If your data vendor doesn't do this, then you can use The
Downloader (part of MetaStock) to manually perform this
activity.
First you need to work out a dilution factor.
For example, if it's a 5% stock dividend - ie 5 bonus shares for every
100 you own, then the dilution factor is: 100/105 =
0.952381
In The Downloader, click Tools -> Adjust -> Data for
Multiple Securities. Then select the stock, click the Adjust
button. Tick the Open, high, Low, Close and Volume
boxes. Put the .952381 into every "factor" box except open interest.
Set operation to Multiply on all boxes exept Volume, set this to divide.

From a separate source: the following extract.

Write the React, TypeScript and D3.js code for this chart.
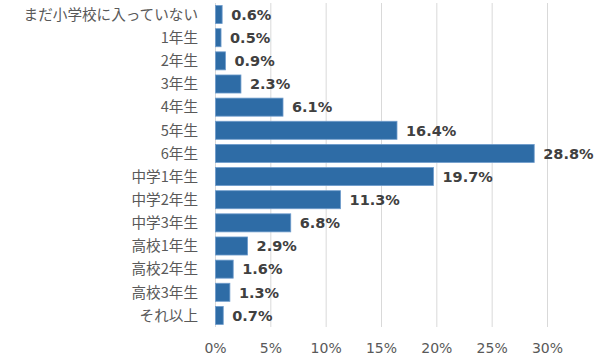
import React, { useEffect, useRef } from "react";
import * as d3 from "d3";

// 学年カテゴリ
const categories = [
  "まだ小学校に入っていない",
  "1年生",
  "2年生",
  "3年生",
  "4年生",
  "5年生",
  "6年生",
  "中学1年生",
  "中学2年生",
  "中学3年生",
  "高校1年生",
  "高校2年生",
  "高校3年生",
  "それ以上",
];
// 割合 (%)
const percents = [0.6, 0.5, 0.9, 2.3, 6.1, 16.4, 28.8, 19.7, 11.3, 6.8, 2.9, 1.6, 1.3, 0.7];
const ticks = [0, 5, 10, 15, 20, 25, 30];

const W = 600;
const H = 362;
const jpFont = "'Noto Sans CJK JP', 'DejaVu Sans', sans-serif";
const numFont = "'DejaVu Sans', 'Noto Sans', sans-serif";

const App = () => {
  const ref = useRef<SVGGElement>(null);

  useEffect(() => {
    if (!ref.current) return;
    const g = d3.select(ref.current);
    g.selectAll("*").remove();

    const x = d3.scaleLinear().domain([0, 30]).range([215.5, 547.5]);
    const y = d3
      .scaleBand<string>()
      .domain(categories)
      .range([3, 327])
      .paddingInner(0.22)
      .paddingOuter(0.11);

    // グリッド線
    g.selectAll("line.grid")
      .data(ticks)
      .enter()
      .append("line")
      .attr("class", "grid")
      .attr("x1", (d) => x(d))
      .attr("x2", (d) => x(d))
      .attr("y1", 3)
      .attr("y2", 327)
      .attr("stroke", "#d9d9d9")
      .attr("stroke-width", 1);

    // 棒
    g.selectAll("rect.bar")
      .data(percents)
      .enter()
      .append("rect")
      .attr("class", "bar")
      .attr("x", x(0))
      .attr("y", (_, i) => y(categories[i])!)
      .attr("width", (d) => x(d) - x(0))
      .attr("height", y.bandwidth())
      .attr("fill", "#2e6ca6")
      .attr("stroke", "#6f9ccc")
      .attr("stroke-width", 0.8);

    // 値ラベル
    g.selectAll("text.val")
      .data(percents)
      .enter()
      .append("text")
      .attr("class", "val")
      .attr("x", (d) => x(d) + 9)
      .attr("y", (_, i) => y(categories[i])! + y.bandwidth() / 2)
      .attr("dy", "0.36em")
      .attr("font-family", numFont)
      .attr("font-weight", "bold")
      .attr("font-size", "14.5px")
      .attr("fill", "#404040")
      .text((d) => d.toFixed(1) + "%");

    // カテゴリラベル
    g.selectAll("text.cat")
      .data(categories)
      .enter()
      .append("text")
      .attr("class", "cat")
      .attr("x", 198)
      .attr("y", (d) => y(d)! + y.bandwidth() / 2)
      .attr("dy", "0.36em")
      .attr("text-anchor", "end")
      .attr("font-family", jpFont)
      .attr("font-size", "14.6px")
      .attr("fill", "#595959")
      .text((d) => d);

    // 目盛ラベル
    g.selectAll("text.tick")
      .data(ticks)
      .enter()
      .append("text")
      .attr("class", "tick")
      .attr("x", (d) => x(d))
      .attr("y", 353)
      .attr("text-anchor", "middle")
      .attr("font-family", numFont)
      .attr("font-size", "14px")
      .attr("fill", "#595959")
      .text((d) => d + "%");
  }, []);

  return (
    <svg
      width={W}
      height={H}
      style={{ position: "absolute", left: 0, top: 0, background: "#fff" }}
    >
      <g ref={ref}></g>
    </svg>
  );
};

export default App;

Set the last date to the date BEFORE the ex-date of the dividend (bonus
issue). Click OK.
By my calculations there are around 800 of these per year
on the US markets.
Best regards,
Richard Dale.
Norgate Investor Services - Premium
quality Stock, Futures and Foreign Exchange Data for markets in
Australia, Asia, Canada, Europe, UK & USA - www.premiumdata.net
some companies at the end of their financial year distribute either cash or
new shares or both to shareholder ..
in case of giving new shares to shareholders .. I assume it will affect
somehow the moving average if am not mistaken ...
is there anything in the Metastock that handles this issue when there are
more shares giving away to the shareholder of a certain company ??